• [What is expected]: Go through the records below from the first line and print each one exactly, stopping after the line that contains "edgecolor=blue, linewidth=0, ax=ax, zorder=3)". Do not print pictures or anything past that line.

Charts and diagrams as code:
----------
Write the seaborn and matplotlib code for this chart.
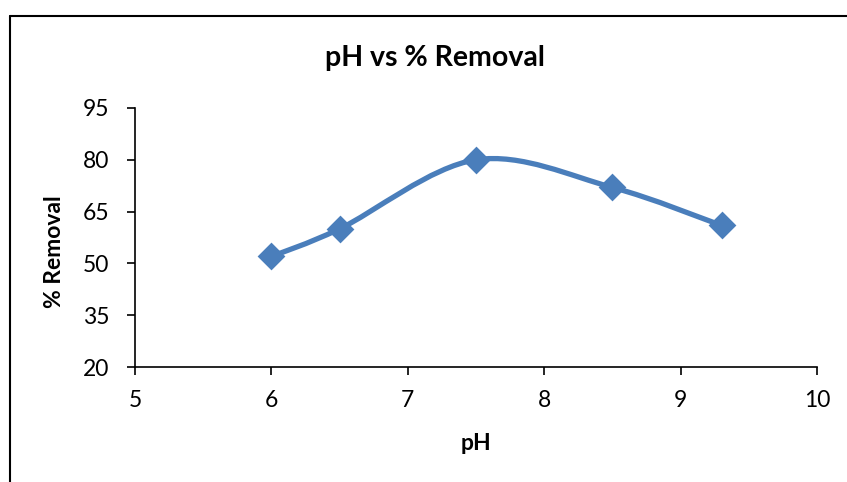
import numpy as np
import matplotlib
matplotlib.use("Agg")
import matplotlib.pyplot as plt
import seaborn as sns
from matplotlib.path import Path
from matplotlib.patches import PathPatch
from matplotlib.lines import Line2D

# values
ph = [6.0, 6.5, 7.5, 8.5, 9.3]
removal = [52, 60, 80, 72, 61]
x_ticks = [5, 6, 7, 8, 9, 10]
y_ticks = [20, 35, 50, 65, 80, 95]

blue = "#4a7ebb"

sns.set_style("white")
plt.rcParams["font.family"] = ["Lato", "DejaVu Sans"]
plt.rcParams["text.color"] = "black"
plt.rcParams["axes.labelcolor"] = "black"

fig = plt.figure(figsize=(8.47, 4.82), dpi=100)
ax = fig.add_axes([135 / 847, 1 - 367 / 482, (817 - 135) / 847, (367 - 108) / 482])


def smooth_path(xs, ys):
    # excel-like smoothed line: cubic bezier segments through the points
    pts = np.column_stack([xs, ys]).astype(float)
    n = len(pts)
    verts = [pts[0]]
    codes = [Path.MOVETO]
    for i in range(n - 1):
        p0 = pts[i - 1] if i > 0 else pts[i]
        p1 = pts[i]
        p2 = pts[i + 1]
        p3 = pts[i + 2] if i + 2 < n else pts[i + 1]
        c1 = p1 + (p2 - p0) / 6
        c2 = p2 - (p3 - p1) / 6
        verts += [c1, c2, p2]
        codes += [Path.CURVE4] * 3
    return Path(verts, codes)


ax.add_patch(PathPatch(smooth_path(ph, removal), facecolor="none",
                       edgecolor=blue, lw=3.8, capstyle="round", zorder=2))
sns.scatterplot(x=ph, y=removal, marker="D", s=200, color=blue,
                edgecolor=blue, linewidth=0, ax=ax, zorder=3)

ax.set_xlim(5, 10)
ax.set_ylim(20, 95)
ax.set_xticks(x_ticks)
ax.set_yticks(y_ticks)
ax.tick_params(axis="both", which="major", direction="out", length=5.5,
               width=1.2, color="black", labelcolor="black", labelsize=16.5,
               bottom=True, left=True)
ax.tick_params(axis="x", pad=11)
ax.tick_params(axis="y", pad=13)
for s in ["top", "right"]:
    ax.spines[s].set_visible(False)
for s in ["left", "bottom"]:
    ax.spines[s].set_color("black")
    ax.spines[s].set_linewidth(1.2)

ax.set_xlabel("pH", fontsize=16.5, fontweight="bold")
ax.set_ylabel("% Removal", fontsize=16.5, fontweight="bold")
ax.xaxis.set_label_coords((476 - 135) / 682, (367 - 443) / 259)
ax.xaxis.label.set_va("center")
ax.yaxis.set_label_coords((55 - 135) / 682, (367 - 252) / 259)
ax.yaxis.label.set_va("center")
fig.text(435 / 847, 1 - 58 / 482, "pH vs % Removal", fontsize=20.5,
         fontweight="bold", ha="center", va="center")

# chart frame (only left and top edges are inside the image)
fig.add_artist(Line2D([10 / 847, 10 / 847], [0, 1 - 16 / 482],
                      transform=fig.transFigure, color="black", lw=1.5))
fig.add_artist(Line2D([10 / 847, 1], [1 - 16 / 482, 1 - 16 / 482],
                      transform=fig.transFigure, color="black", lw=1.5))

fig.savefig("out.png", dpi=100)
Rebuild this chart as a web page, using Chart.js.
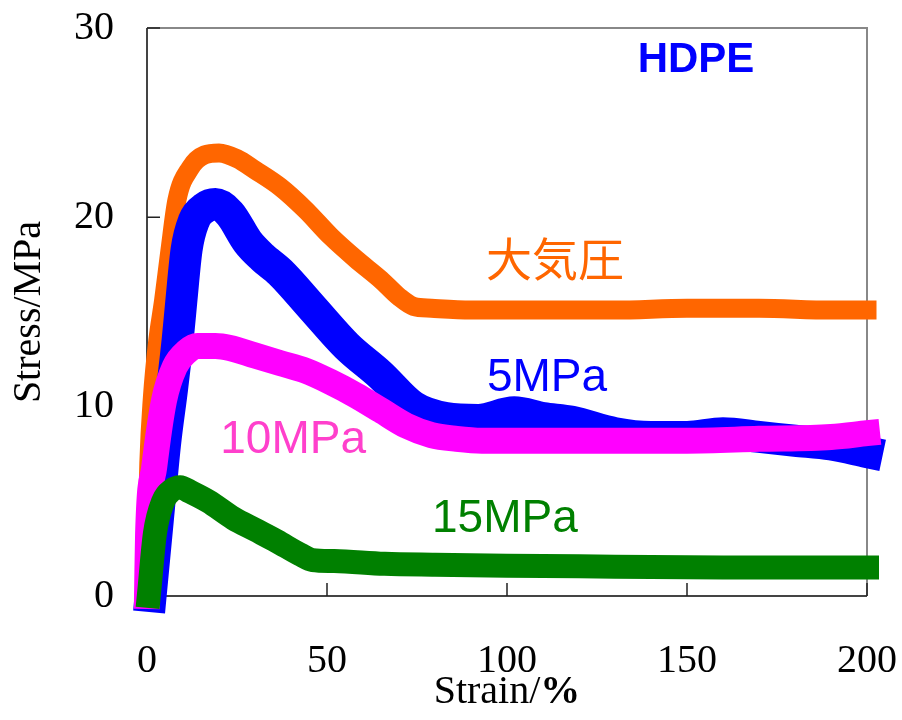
<!DOCTYPE html>
<html lang="ja">
<head>
<meta charset="UTF-8">
<title>HDPE Stress-Strain</title>
<script src="https://cdn.jsdelivr.net/npm/chart.js@4"></script>
<style>
  html, body { margin: 0; padding: 0; background: #fff; }
  #wrap { width: 902px; height: 720px; }
</style>
</head>
<body>
<div id="wrap"><canvas id="c"></canvas></div>
<script>
// strain (%) / stress (MPa)
const atmX = [0, 0.5, 1.5, 3, 4.6, 6.4, 8.3, 12, 16, 20, 25, 30, 37, 44, 51, 58, 65, 70, 74, 79, 90, 110, 130, 150, 170, 190, 200];
const atmY = [3, 7, 10.5, 13.5, 15.6, 18.3, 20.9, 22.6, 23.3, 23.4, 23.1, 22.5, 21.6, 20.4, 19.0, 17.8, 16.7, 15.8, 15.3, 15.2, 15.1, 15.1, 15.1, 15.2, 15.2, 15.1, 15.1];

const p5X = [1, 3, 5, 7, 8.5, 9.5, 11, 13, 16, 19, 23, 28, 32, 37, 46, 55.5, 64.7, 74, 83, 92, 102, 110, 118, 130, 140, 150, 160, 170, 180, 190, 200];
const p5Y = [0, 4, 8, 11, 13.5, 15.5, 18.3, 19.8, 20.5, 20.7, 20.2, 18.7, 17.9, 17.1, 15.2, 13.2, 11.7, 10.0, 9.4, 9.3, 9.7, 9.4, 9.2, 8.6, 8.4, 8.4, 8.6, 8.4, 8.2, 8.0, 7.6];

const p10X = [0, 0.3, 2, 4.7, 7.7, 11, 14, 19, 23, 30, 37, 44, 51, 58, 65, 72, 79, 86, 93, 110, 130, 150, 170, 190, 200];
const p10Y = [0, 3.3, 6.8, 10.3, 12.1, 12.9, 13.2, 13.2, 13.1, 12.7, 12.3, 11.9, 11.3, 10.6, 9.8, 9.0, 8.5, 8.3, 8.2, 8.2, 8.2, 8.2, 8.3, 8.4, 8.6];

const p15X = [0.5, 2.2, 4.5, 7, 9.2, 12, 17, 24, 30, 36, 42.5, 46, 52, 66, 80, 100, 130, 160, 200];
const p15Y = [0, 3.3, 5.0, 5.6, 5.75, 5.5, 5.0, 4.1, 3.5, 2.9, 2.2, 1.9, 1.85, 1.7, 1.65, 1.6, 1.55, 1.5, 1.5];

const xTicks = [0, 50, 100, 150, 200];
const yTicks = [0, 10, 20, 30];

const seriesNames = ['大気圧', '5MPa', '10MPa', '15MPa'];
const seriesColors = ['#FF6600', '#0000FF', '#FF00FF', '#008000'];

// text labels inside the plot, placed in data units
const notes = [
  { text: 'HDPE',  x: 152.5, y: 28.3, color: '#0000FF', font: 'bold 42px "Liberation Sans", Arial, sans-serif' },
  { text: '大気圧', x: 113.3, y: 17.8, color: '#FF6600', font: '46px "Noto Sans CJK JP", sans-serif' },
  { text: '5MPa',  x: 111.1, y: 11.5, color: '#0000FF', font: '46px "Liberation Sans", Arial, sans-serif' },
  { text: '10MPa', x: 40.6,  y: 8.2,  color: '#FF40CC', font: '46px "Liberation Sans", Arial, sans-serif' },
  { text: '15MPa', x: 99.4,  y: 4.07, color: '#008000', font: '46px "Liberation Sans", Arial, sans-serif' }
];

const serif = '"Liberation Serif", "Times New Roman", serif';

function pts(xs, ys) {
  return xs.map((x, i) => ({ x: x, y: ys[i] }));
}

// frame + inward tick marks, under the curves
const framePlugin = {
  id: 'frame',
  beforeDatasetsDraw(chart) {
    const { ctx, chartArea: a, scales } = chart;
    ctx.save();
    ctx.lineWidth = 2;
    ctx.strokeStyle = '#888';
    ctx.beginPath();
    ctx.moveTo(a.left, a.top);
    ctx.lineTo(a.right, a.top);
    ctx.lineTo(a.right, a.bottom);
    ctx.stroke();
    ctx.strokeStyle = '#444';
    ctx.beginPath();
    ctx.moveTo(a.left, a.top);
    ctx.lineTo(a.left, a.bottom);
    ctx.lineTo(a.right, a.bottom);
    ctx.stroke();
    ctx.lineWidth = 1.5;
    ctx.strokeStyle = '#222';
    ctx.beginPath();
    scales.x.ticks.forEach(t => {
      const px = scales.x.getPixelForValue(t.value);
      ctx.moveTo(px, a.bottom);
      ctx.lineTo(px, a.bottom - 13);
    });
    scales.y.ticks.forEach(t => {
      const py = scales.y.getPixelForValue(t.value);
      ctx.moveTo(a.left, py);
      ctx.lineTo(a.left + 13, py);
    });
    ctx.stroke();
    ctx.restore();
  },
  afterDraw(chart) {
    const { ctx, chartArea: a, scales } = chart;
    ctx.save();
    // in-plot labels
    notes.forEach(n => {
      ctx.font = n.font;
      ctx.fillStyle = n.color;
      ctx.textAlign = 'center';
      ctx.textBaseline = 'middle';
      ctx.fillText(n.text, scales.x.getPixelForValue(n.x), scales.y.getPixelForValue(n.y));
    });
    // x title: "Strain/" regular + "%" bold
    const reg = '40px ' + serif, bold = 'bold 40px ' + serif;
    ctx.font = reg;
    const w1 = ctx.measureText('Strain/').width;
    ctx.font = bold;
    const w2 = ctx.measureText('%').width;
    const x0 = (a.left + a.right) / 2 - (w1 + w2) / 2;
    const y0 = 703;
    ctx.textAlign = 'left';
    ctx.textBaseline = 'alphabetic';
    ctx.fillStyle = '#000';
    ctx.font = reg;
    ctx.fillText('Strain/', x0, y0);
    ctx.font = bold;
    ctx.fillText('%', x0 + w1, y0);
    ctx.restore();
  }
};

const lineWidths = [19, 32, 26, 24];
const dataX = [atmX, p5X, p10X, p15X];
const dataY = [atmY, p5Y, p10Y, p15Y];
const drawOrder = [4, 3, 2, 1];

new Chart(document.getElementById('c'), {
  type: 'scatter',
  data: {
    datasets: seriesNames.map((name, i) => ({
      label: name,
      data: pts(dataX[i], dataY[i]),
      showLine: true,
      borderColor: seriesColors[i],
      backgroundColor: seriesColors[i],
      borderWidth: lineWidths[i],
      borderCapStyle: 'square',
      borderJoinStyle: 'round',
      cubicInterpolationMode: 'monotone',
      pointRadius: 0,
      order: drawOrder[i],
      clip: false
    }))
  },
  options: {
    responsive: true,
    maintainAspectRatio: false,
    animation: false,
    layout: { padding: { top: 28, right: 35, left: 0, bottom: 0 } },
    plugins: { legend: { display: false }, tooltip: { enabled: false } },
    scales: {
      x: {
        type: 'linear',
        min: xTicks[0], max: xTicks[xTicks.length - 1],
        afterBuildTicks: s => { s.ticks = xTicks.map(v => ({ value: v })); },
        afterFit: s => { s.height = 124; s.paddingLeft = 0; s.paddingRight = 0; },
        grid: { display: false },
        border: { display: false },
        ticks: { color: '#000', padding: 33, maxRotation: 0, font: { family: serif, size: 40 } }
      },
      y: {
        type: 'linear',
        min: yTicks[0], max: yTicks[yTicks.length - 1],
        afterBuildTicks: s => { s.ticks = yTicks.map(v => ({ value: v })); },
        afterFit: s => { s.width = 147; s.paddingTop = 0; s.paddingBottom = 0; },
        grid: { display: false },
        border: { display: false },
        ticks: { color: '#000', padding: 25, font: { family: serif, size: 40 } },
        title: { display: true, text: 'Stress/MPa', color: '#000', padding: { top: 5, bottom: 0 }, font: { family: serif, size: 40 } }
      }
    }
  },
  plugins: [framePlugin]
});
</script>
</body>
</html>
----------
• [Correct response]:
Write the seaborn and matplotlib code for this chart.
import numpy as np
import matplotlib
matplotlib.use("Agg")
import matplotlib.pyplot as plt
import seaborn as sns
from matplotlib.path import Path
from matplotlib.patches import PathPatch
from matplotlib.lines import Line2D

# values
ph = [6.0, 6.5, 7.5, 8.5, 9.3]
removal = [52, 60, 80, 72, 61]
x_ticks = [5, 6, 7, 8, 9, 10]
y_ticks = [20, 35, 50, 65, 80, 95]

blue = "#4a7ebb"

sns.set_style("white")
plt.rcParams["font.family"] = ["Lato", "DejaVu Sans"]
plt.rcParams["text.color"] = "black"
plt.rcParams["axes.labelcolor"] = "black"

fig = plt.figure(figsize=(8.47, 4.82), dpi=100)
ax = fig.add_axes([135 / 847, 1 - 367 / 482, (817 - 135) / 847, (367 - 108) / 482])


def smooth_path(xs, ys):
    # excel-like smoothed line: cubic bezier segments through the points
    pts = np.column_stack([xs, ys]).astype(float)
    n = len(pts)
    verts = [pts[0]]
    codes = [Path.MOVETO]
    for i in range(n - 1):
        p0 = pts[i - 1] if i > 0 else pts[i]
        p1 = pts[i]
        p2 = pts[i + 1]
        p3 = pts[i + 2] if i + 2 < n else pts[i + 1]
        c1 = p1 + (p2 - p0) / 6
        c2 = p2 - (p3 - p1) / 6
        verts += [c1, c2, p2]
        codes += [Path.CURVE4] * 3
    return Path(verts, codes)


ax.add_patch(PathPatch(smooth_path(ph, removal), facecolor="none",
                       edgecolor=blue, lw=3.8, capstyle="round", zorder=2))
sns.scatterplot(x=ph, y=removal, marker="D", s=200, color=blue,
                edgecolor=blue, linewidth=0, ax=ax, zorder=3)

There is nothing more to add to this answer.